Dann demonstrierte der Pfarre das Prozedere ganz langsam und einprägsam.

„Und jetzt bitte Sie, Paula!“

Paula legte das erste Mal in ihrem Leben eine CD ein und war begeistert, als plötzlich dieses wunderbare Stück erklang.

„Darf ich nochmal?“, fragte sie wie ein kleines Kind nach der ersten Runde am Ringelspiel.

„Bitte, bedienen Sie sich.“

Und Paula bedient sich, noch und noch.

Der Pfarrer überlegte, ob er ihr sagen sollte, dass man die CD gar nicht jedes Mal herausnehmen und wieder einlegen müsse, wenn man sie noch einmal abspielen will. Aber er entschied sich angesichts der vielen Knöpfe, Taster und Schalter auf seiner Musikanlage, sie besser nicht in deren Bedeutung einzuführen. Sicher ist sicher.

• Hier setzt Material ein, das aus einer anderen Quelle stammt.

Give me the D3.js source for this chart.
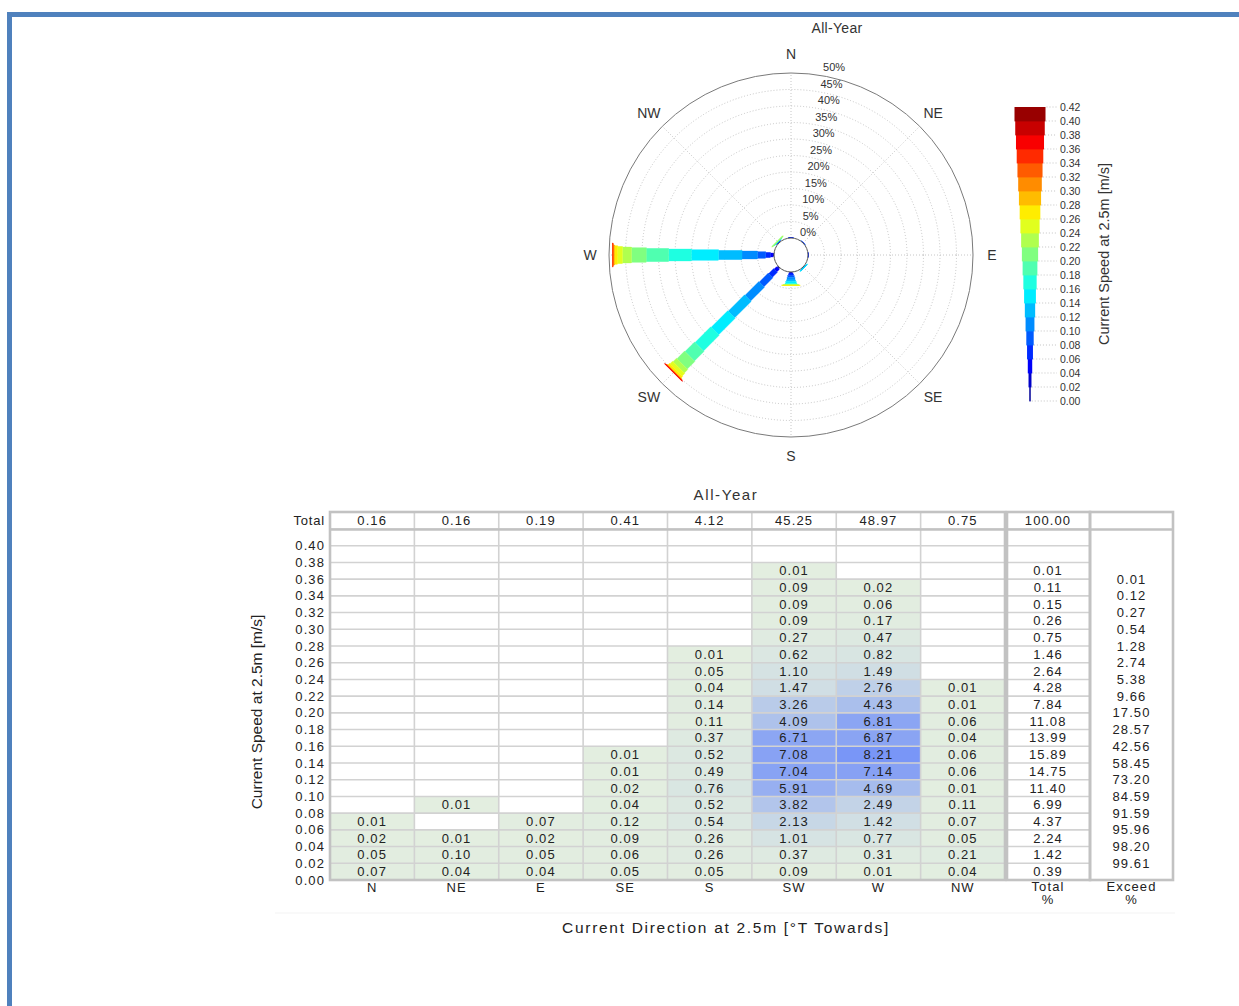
<!DOCTYPE html>
<html><head><meta charset="utf-8">
<script src="https://cdn.jsdelivr.net/npm/d3@7"></script>
<style>
html,body{margin:0;padding:0;background:#fff;}
svg{display:block;font-family:"Liberation Sans",Arial,sans-serif;}
</style></head>
<body><svg id="c" width="1239" height="1006"></svg>
<script>
// ---------- DATA ----------
const directions = ["N","NE","E","SE","S","SW","W","NW"];
const speedBins = [0.00,0.02,0.04,0.06,0.08,0.10,0.12,0.14,0.16,0.18,0.20,0.22,0.24,0.26,0.28,0.30,0.32,0.34,0.36,0.38,0.40];
// percentage per speed bin (from 0.00 upward), null = empty
const valN  = [0.07,0.05,0.02,0.01];
const valNE = [0.04,0.10,0.01,null,0.01];
const valE  = [0.04,0.05,0.02,0.07];
const valSE = [0.05,0.06,0.09,0.12,0.04,0.02,0.01,0.01];
const valS  = [0.05,0.26,0.26,0.54,0.52,0.76,0.49,0.52,0.37,0.11,0.14,0.04,0.05,0.01];
const valSW = [0.09,0.37,1.01,2.13,3.82,5.91,7.04,7.08,6.71,4.09,3.26,1.47,1.10,0.62,0.27,0.09,0.09,0.09,0.01];
const valW  = [0.01,0.31,0.77,1.42,2.49,4.69,7.14,8.21,6.87,6.81,4.43,2.76,1.49,0.82,0.47,0.17,0.06,0.02];
const valNW = [0.04,0.21,0.05,0.07,0.11,0.01,0.06,0.06,0.04,0.06,0.01,0.01];
const dirTotals = [0.16,0.16,0.19,0.41,4.12,45.25,48.97,0.75];
const rowTotals = [0.39,1.42,2.24,4.37,6.99,11.40,14.75,15.89,13.99,11.08,7.84,4.28,2.64,1.46,0.75,0.26,0.15,0.11,0.01,null,null];
const grandTotal = "100.00";
const exceedSpeeds = [0.02,0.04,0.06,0.08,0.10,0.12,0.14,0.16,0.18,0.20,0.22,0.24,0.26,0.28,0.30,0.32,0.34,0.36];
const exceedVals = [99.61,98.20,95.96,91.59,84.59,73.20,58.45,42.56,28.57,17.50,9.66,5.38,2.74,1.28,0.54,0.27,0.12,0.01];
const ringTicks = [0,5,10,15,20,25,30,35,40,45,50];
const speedTicks = [0.00,0.02,0.04,0.06,0.08,0.10,0.12,0.14,0.16,0.18,0.20,0.22,0.24,0.26,0.28,0.30,0.32,0.34,0.36,0.38,0.40,0.42];
const tableTicks = [0.00,0.02,0.04,0.06,0.08,0.10,0.12,0.14,0.16,0.18,0.20,0.22,0.24,0.26,0.28,0.30,0.32,0.34,0.36,0.38,0.40];
const allVals = [valN,valNE,valE,valSE,valS,valSW,valW,valNW];

// ---------- helpers ----------
function jet(t){
  const c = v => Math.max(0, Math.min(1, v));
  const r = c(1.5 - Math.abs(4*t-3)), g = c(1.5 - Math.abs(4*t-2)), b = c(1.5 - Math.abs(4*t-1));
  return d3.rgb(r*255, g*255, b*255).formatHex();
}
const binColor = i => jet((i+0.5)/21);
const fmt = d3.format(".2f");

const svg = d3.select("#c");
svg.append("rect").attr("width",1239).attr("height",1006).attr("fill","#fff");
// page border
svg.append("rect").attr("x",7).attr("y",12).attr("width",1232).attr("height",5).attr("fill","#4f81bd");
svg.append("rect").attr("x",7).attr("y",12).attr("width",5).attr("height",994).attr("fill","#4f81bd");

// ---------- POLAR ----------
const cx = 791, cy = 255;
const rScale = d3.scaleLinear().domain([0,50]).range([17,182]);
const pg = svg.append("g").attr("transform",`translate(${cx},${cy})`);
svg.append("text").attr("x",837).attr("y",33).attr("text-anchor","middle")
  .attr("font-size",14).attr("letter-spacing","0.3px").attr("fill","#333").text("All-Year");

// rings
pg.selectAll("circle.ring").data(ringTicks.filter(d=>d>0 && d<50)).join("circle")
  .attr("r",d=>rScale(d)).attr("fill","none").attr("stroke","#b8b8b8")
  .attr("stroke-width",0.8).attr("stroke-dasharray","1,2");
// spokes
pg.selectAll("line.spoke").data(directions).join("line")
  .attr("x1",(d,i)=>rScale(0)*Math.sin(i*Math.PI/4)).attr("y1",(d,i)=>-rScale(0)*Math.cos(i*Math.PI/4))
  .attr("x2",(d,i)=>rScale(50)*Math.sin(i*Math.PI/4)).attr("y2",(d,i)=>-rScale(50)*Math.cos(i*Math.PI/4))
  .attr("stroke","#b8b8b8").attr("stroke-width",0.8).attr("stroke-dasharray","1,2");
pg.append("circle").attr("r",rScale(50)).attr("fill","none").attr("stroke","#7a7a7a").attr("stroke-width",1);

// petals
const petalW = d3.scaleLinear().domain([0,0.42]).range([0,28]);
allVals.forEach((vals,di)=>{
  const g = pg.append("g").attr("transform",`rotate(${di*45})`);
  let cum = 0;
  vals.forEach((v,bi)=>{
    if(v==null) return;
    const r1 = rScale(cum), r2 = rScale(cum+v);
    const w = Math.max(1.2, petalW(speedBins[bi]+0.02));
    g.append("rect").attr("x",-w/2).attr("y",-r2).attr("width",w).attr("height",Math.max(0.6,r2-r1))
      .attr("fill",binColor(bi)).attr("stroke",binColor(bi)).attr("stroke-width",0.3);
    cum += v;
  });
});
pg.append("circle").attr("r",rScale(0)).attr("fill","#fff").attr("stroke","#555").attr("stroke-width",1);

// ring labels
pg.selectAll("text.rl").data(ringTicks).join("text")
  .attr("x",d=>17+ (rScale(d)-17)*0.158).attr("y",d=>-rScale(d)-2)
  .attr("text-anchor","middle").attr("font-size",11).attr("fill","#333").text(d=>d+"%");
// compass labels
pg.selectAll("text.cl").data(directions).join("text")
  .attr("x",(d,i)=>201*Math.sin(i*Math.PI/4)).attr("y",(d,i)=>-201*Math.cos(i*Math.PI/4)+5)
  .attr("text-anchor","middle").attr("font-size",14).attr("fill","#333").text(d=>d);

// colorbar
const cbY = d3.scaleLinear().domain([0,0.42]).range([401,107]);
const cbW = d3.scaleLinear().domain([0,0.42]).range([0,31]);
const cbX = 1030;
speedBins.forEach((s,i)=>{
  const w = Math.max(1.5, cbW(s+0.02));
  svg.append("rect").attr("x",cbX-w/2).attr("y",cbY(s+0.02)).attr("width",w)
    .attr("height",cbY(s)-cbY(s+0.02)+0.4).attr("fill",binColor(i));
});
speedTicks.forEach(s=>{
  const w = Math.max(1.5, cbW(Math.min(0.42,s)));
  svg.append("line").attr("x1",cbX+w/2+1).attr("x2",1057).attr("y1",cbY(s)).attr("y2",cbY(s))
    .attr("stroke","#aaa").attr("stroke-width",0.7).attr("stroke-dasharray","1,2");
  svg.append("text").attr("x",1060).attr("y",cbY(s)+4).attr("font-size",10.5).attr("fill","#333").text(fmt(s));
});
svg.append("text").attr("transform","translate(1109,254) rotate(-90)").attr("text-anchor","middle")
  .attr("font-size",14.5).attr("fill","#333").text("Current Speed at 2.5m [m/s]");

// ---------- TABLE ----------
const x = d3.scaleBand().domain(directions).range([330,1005]);
const y = d3.scaleLinear().domain([0,0.42]).range([880,529]);
const totX0 = 1006, totX1 = 1090, exX1 = 1173;
const hdrTop = 512, hdrBot = 529;
const vmax = d3.max(allVals.flat().filter(v=>v!=null));
const cellColor = d3.scaleLinear().domain([0,vmax]).range(["#e3eee0","#7996f7"]);
const tg = svg.append("g");
svg.append("text").attr("x",726).attr("y",500).attr("text-anchor","middle").attr("font-size",15)
  .attr("letter-spacing","1.6px").attr("fill","#333").text("All-Year");

// cells
allVals.forEach((vals,di)=>{
  speedBins.forEach((s,bi)=>{
    const v = vals[bi];
    if(v==null) return;
    tg.append("rect").attr("x",x(directions[di])).attr("y",y(s+0.02)).attr("width",x.bandwidth())
      .attr("height",y(s)-y(s+0.02)).attr("fill",cellColor(v));
  });
});
// thin grid
tableTicks.slice(1).concat([0.42]).forEach(s=>{
  tg.append("line").attr("x1",330).attr("x2",totX1).attr("y1",y(s)).attr("y2",y(s))
    .attr("stroke","#d2d2d2").attr("stroke-width",1.6);
});
directions.forEach((d,i)=>{ if(i>0) tg.append("line").attr("x1",x(d)).attr("x2",x(d)).attr("y1",hdrTop).attr("y2",880)
  .attr("stroke","#d2d2d2").attr("stroke-width",1.6); });
// thick frames
const frame = (x0,y0,x1,y1)=>tg.append("rect").attr("x",x0).attr("y",y0).attr("width",x1-x0).attr("height",y1-y0)
  .attr("fill","none").attr("stroke","#c2c2c2").attr("stroke-width",2.6);
frame(330,hdrTop,1005,880);
frame(totX0+1,hdrTop,totX1,880);
frame(totX1,hdrTop,exX1,880);
tg.append("line").attr("x1",330).attr("x2",exX1).attr("y1",hdrBot+0.5).attr("y2",hdrBot+0.5).attr("stroke","#c2c2c2").attr("stroke-width",2.6);

// values
const vt = {"font-size":13,"fill":"#222","text-anchor":"middle","letter-spacing":"1.1px"};
const addT = (xx,yy,t,extra)=>{ const e=tg.append("text").attr("x",xx).attr("y",yy).text(t);
  Object.entries(Object.assign({},vt,extra||{})).forEach(([k,v])=>e.attr(k,v)); return e; };
allVals.forEach((vals,di)=>{
  speedBins.forEach((s,bi)=>{
    const v = vals[bi]; if(v==null) return;
    addT(x(directions[di])+x.bandwidth()/2, (y(s)+y(s+0.02))/2+4.5, fmt(v));
  });
  addT(x(directions[di])+x.bandwidth()/2, 525, fmt(dirTotals[di]));
  addT(x(directions[di])+x.bandwidth()/2, 892, directions[di]);
});
rowTotals.forEach((v,bi)=>{ if(v==null) return;
  addT((totX0+totX1)/2, (y(speedBins[bi])+y(speedBins[bi]+0.02))/2+4.5, fmt(v)); });
addT((totX0+totX1)/2, 525, grandTotal);
exceedSpeeds.forEach((s,i)=> addT((totX1+exX1)/2, y(s)+4.5, fmt(exceedVals[i])));
addT((totX0+totX1)/2, 891, "Total"); addT((totX0+totX1)/2, 904, "%");
addT((totX1+exX1)/2, 891, "Exceed"); addT((totX1+exX1)/2, 904, "%");
// y ticks
tableTicks.forEach(s=> addT(325, y(s)+4.5, fmt(s), {"text-anchor":"end","letter-spacing":"1.1px"}));
addT(325, 525, "Total", {"text-anchor":"end","letter-spacing":"0.8px"});
// axis titles
svg.append("text").attr("transform","translate(262,712) rotate(-90)").attr("text-anchor","middle")
  .attr("font-size",15.5).attr("fill","#222").text("Current Speed at 2.5m [m/s]");
svg.append("text").attr("x",726).attr("y",933).attr("text-anchor","middle").attr("font-size",15.5)
  .attr("letter-spacing","1.7px").attr("fill","#222").text("Current Direction at 2.5m [°T Towards]");
svg.append("line").attr("x1",275).attr("x2",1175).attr("y1",913).attr("y2",913).attr("stroke","#f3f3f3");
</script></body></html>
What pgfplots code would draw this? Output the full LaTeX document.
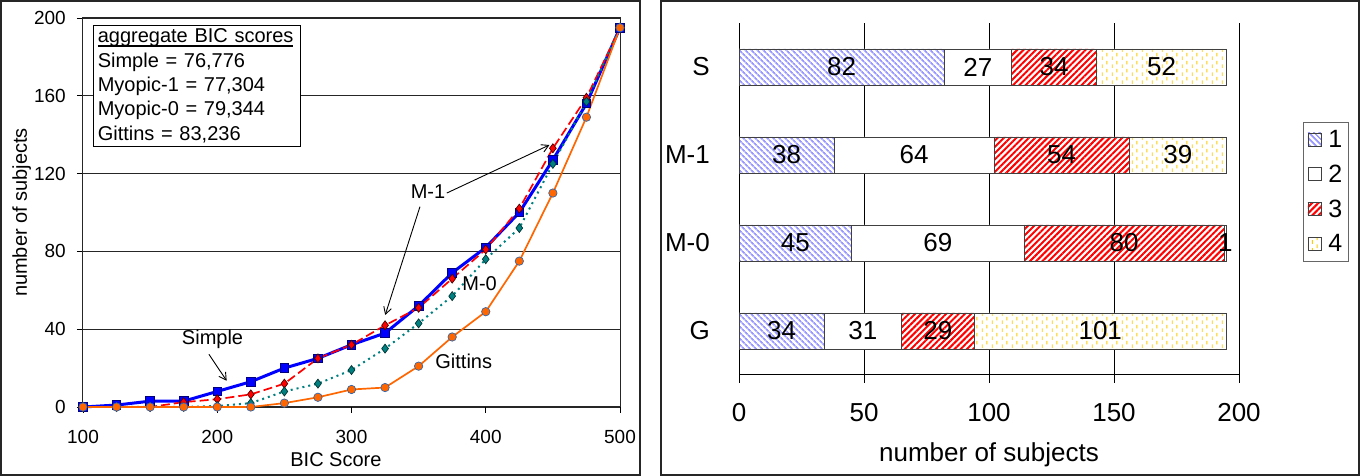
\documentclass[border=0pt]{standalone}
\usepackage{pgfplots}
\usepackage{pgfplotstable}
\pgfplotsset{compat=1.18}
\usepackage{fontspec}
\setmainfont{Liberation Sans}
\usetikzlibrary{patterns,patterns.meta,arrows.meta}

\definecolor{sblue}{HTML}{0000FF}
\definecolor{snavy}{HTML}{000080}
\definecolor{mred}{HTML}{FF0000}
\definecolor{mteal}{HTML}{008080}
\definecolor{gorange}{HTML}{FF6600}
\definecolor{gedge}{HTML}{3366AA}
\definecolor{pblue}{HTML}{9999FF}
\definecolor{pgold}{HTML}{FFCC00}

\newcommand{\fs}[1]{\fontsize{#1}{#1}\selectfont}
\newlength{\ulwd}
\newcommand{\thickul}[1]{\settowidth{\ulwd}{#1}\rlap{\rule[-4pt]{\ulwd}{1.6pt}}#1}

\tikzdeclarepattern{
  name=vdash,
  type=uncolored,
  bounding box={(0pt,0pt) and (10pt,8pt)},
  tile size={(10pt,8pt)},
  code={
    \draw[line width=1pt] (2.5pt,0pt) -- (2.5pt,4pt) (7.5pt,4pt) -- (7.5pt,8pt);
  }
}

\pgfplotstableread{
x    simple  mone  mzero  gitt
100  0       0     0      0
125  1       0     0      0
150  3       0     0      0
175  3       2.5   0      0
200  8       4     0.5    0
225  13      6.5   2      0
250  20      12    8      2
275  25      25    12     5
300  32      32    19     9
325  38      42    30     10
350  52      51    43     21
375  69      66    57     36
400  82      81    76     49
425  100     102   92     75
450  127     133   125    110
475  156     159   157    149
500  195     195   195    195
}\bicdata

\pgfplotstableread{
y  a   b   c   d
0  34  31  29  101
1  45  69  80  1
2  38  64  54  39
3  82  27  34  52
}\bardata

\begin{document}
\begin{tikzpicture}
\path (0pt,0pt) rectangle (1369pt,476pt);

% ---------------- left chart ----------------
\begin{axis}[
  at={(83pt,69pt)}, anchor=south west,
  scale only axis, width=537pt, height=389pt,
  xmin=100, xmax=500, ymin=0, ymax=200,
  enlargelimits=false,
  xtick={100,200,...,500}, ytick={0,40,...,200},
  xtick pos=left, ytick pos=left,
  ymajorgrids, major grid style={black!85, line width=0.9pt},
  tick align=outside, major tick length=6pt,
  tick style={black, line width=0.9pt},
  axis line style={black!85, line width=1pt},
  clip=false,
  /pgf/number format/assume math mode=true,
  xticklabel style={font=\fs{19}, anchor=north, inner sep=0pt, yshift=-17pt},
  yticklabel style={font=\fs{19}, anchor=east, inner sep=0pt, xshift=-11pt},
  xlabel={BIC Score},
  xlabel style={font=\fs{20}, at={(axis description cs:0.471,-0.136)}, anchor=center},
  ylabel={number of subjects},
  ylabel style={font=\fs{20}, at={(axis description cs:-0.114,0.5)}, anchor=center},
]
\addplot[sblue, line width=3pt, mark=square*, mark size=4.3pt,
  mark options={fill=sblue, draw=snavy, line width=0.8pt}]
  table[x=x, y=simple]{\bicdata};
\addplot[mred, line width=1.7pt, dash pattern=on 9pt off 4pt, mark=diamond*, mark size=4.5pt,
  mark options={solid, fill=mred, draw=black!70!red, line width=0.7pt}]
  table[x=x, y=mone]{\bicdata};
\addplot[mteal, line width=2pt, dash pattern=on 2pt off 4pt, mark=diamond*, mark size=4.5pt,
  mark options={solid, fill=mteal, draw=black!60!mteal, line width=0.7pt}]
  table[x=x, y=mzero]{\bicdata};
\addplot[gorange, line width=1.7pt, mark=*, mark size=4.2pt,
  mark options={fill=gorange, draw=gedge, line width=0.7pt}]
  table[x=x, y=gitt]{\bicdata};

\node[font=\fs{20}] at (axis cs:357,110.7) {M-1};
\draw[-{Straight Barb[length=7pt,width=8pt]}, line width=0.9pt]
  (axis cs:371,110) -- (axis cs:447.4,134.7);
\draw[-{Straight Barb[length=7pt,width=8pt]}, line width=0.9pt]
  (axis cs:351,103) -- (axis cs:325.1,47.3);
\node[font=\fs{20}] at (axis cs:395.4,63.6) {M-0};
\node[font=\fs{20}] at (axis cs:196.5,34.8) {Simple};
\draw[-{Straight Barb[length=7pt,width=8pt]}, line width=0.9pt]
  (axis cs:193.8,27.1) -- (axis cs:207,13.5);
\node[font=\fs{20}] at (axis cs:383.6,23.3) {Gittins};

\node[draw=black, line width=1pt, fill=white, anchor=north west,
  inner xsep=4pt, inner ysep=3.5pt, align=left, text width=199pt,
  font=\fontsize{20}{24.3}\selectfont] at (rel axis cs:0.0192,0.982)
  {\thickul{aggregate BIC scores}\\Simple = 76,776\\Myopic-1 = 77,304\\Myopic-0 = 79,344\\Gittins = 83,236};
\end{axis}

% ---------------- right chart: bars ----------------
\begin{axis}[
  at={(739pt,101pt)}, anchor=south west,
  scale only axis, width=500pt, height=352pt,
  xbar stacked, bar width=36pt,
  xmin=0, xmax=200, ymin=-0.5, ymax=3.5,
  enlargelimits=false,
  axis x line*=bottom, axis y line*=left,
  axis line style={-, black, line width=1pt},
  xtick={0,50,...,200},
  ytick={0,1,2,3}, yticklabels={G,M-0,M-1,S},
  minor ytick={-0.5,0.5,1.5,2.5,3.5},
  xmajorgrids, major grid style={black, line width=0.9pt},
  tick align=outside, major tick length=8pt, minor tick length=8pt,
  xtick style={black, line width=0.9pt},
  ytick style={draw=none},
  minor tick style={black, line width=0.9pt},
  /pgf/number format/assume math mode=true,
  xticklabel style={font=\fs{26}, anchor=north, inner sep=0pt, yshift=-20pt},
  yticklabel style={font=\fs{26}, anchor=east, inner sep=0pt, xshift=-21pt},
  xlabel={number of subjects},
  xlabel style={font=\fs{26}, at={(axis description cs:0.5,-0.227)}, anchor=center},
  legend style={at={(axis description cs:1.128,0.72)}, anchor=north west,
    draw=black!60, line width=1pt, font=\fs{25}, inner xsep=4pt, inner ysep=6pt,
    row sep=12pt, cells={anchor=west}},
  legend image code/.code={\draw[#1, line width=0.8pt] (0pt,-6.5pt) rectangle (13pt,6.5pt);},
]
\addplot[fill=white, draw=black!75, line width=0.9pt,
  postaction={pattern={Lines[angle=-45,distance=4pt,line width=1.9pt]}, pattern color=pblue}]
  table[x=a, y=y]{\bardata};
\addplot[fill=white, draw=black!75, line width=0.9pt]
  table[x=b, y=y]{\bardata};
\addplot[fill=white, draw=black!75, line width=0.9pt,
  postaction={pattern={Lines[angle=45,distance=4.4pt,line width=2pt]}, pattern color=mred}]
  table[x=c, y=y]{\bardata};
\addplot[fill=white, draw=black!75, line width=0.9pt,
  postaction={pattern=vdash, pattern color=pgold}]
  table[x=d, y=y]{\bardata};
\legend{\hspace{5pt}1,\hspace{5pt}2,\hspace{5pt}3,\hspace{5pt}4}
\end{axis}

% ---------------- right chart: value labels ----------------
\begin{axis}[
  at={(739pt,101pt)}, anchor=south west,
  scale only axis, width=500pt, height=352pt,
  xmin=0, xmax=200, ymin=-0.5, ymax=3.5,
  enlargelimits=false, hide axis, clip=false,
  /pgf/number format/assume math mode=true,
  point meta=explicit,
  nodes near coords={\pgfmathprintnumber{\pgfplotspointmeta}},
  nodes near coords align={center},
  every node near coord/.append style={font=\fs{26}, inner sep=0pt, anchor=center},
]
\addplot[draw=none, mark=none] table[x expr=\thisrow{a}/2, y=y, meta=a]{\bardata};
\addplot[draw=none, mark=none] table[x expr=\thisrow{a}+\thisrow{b}/2, y=y, meta=b]{\bardata};
\addplot[draw=none, mark=none] table[x expr=\thisrow{a}+\thisrow{b}+\thisrow{c}/2, y=y, meta=c]{\bardata};
\addplot[draw=none, mark=none] table[x expr=\thisrow{a}+\thisrow{b}+\thisrow{c}+\thisrow{d}/2, y=y, meta=d]{\bardata};
\end{axis}

% panel frames
\draw[line width=1.5pt, black!85] (1pt,1pt) rectangle (640pt,475pt);
\draw[line width=1.5pt, black!85] (661pt,1pt) rectangle (1359pt,475pt);
\end{tikzpicture}
\end{document}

Stattdessen sagte er: „Sie dürfen kommen so oft sie wollen, um sich hier das Musikstück anzuhören. Die Tür zur Sakristei ist meistens offen. Dorthin können Sie ja, weil Sie einen Schlüssel zur Kirche haben, um den Blumenschmuck pflegen zu können. Aber“, setzte er leise hinzu, „bitte kein Wort zu den anderen. Das könnte Sie und mich in ein schiefes Licht rücken.“

Paula sah das ebenso und sagte zu. Sie wollte sich erst gar nicht vorstellen, wie ihr ewig betrunkener und zu Gewalttätigkeit neigender Mann reagieren würde, wüsste er um ihre heimlichen Besuche beim Pfarrer Bescheid. Immerhin war der Pfarrer ein junger und fescher Mann zwischen 30 und 35 Jahren.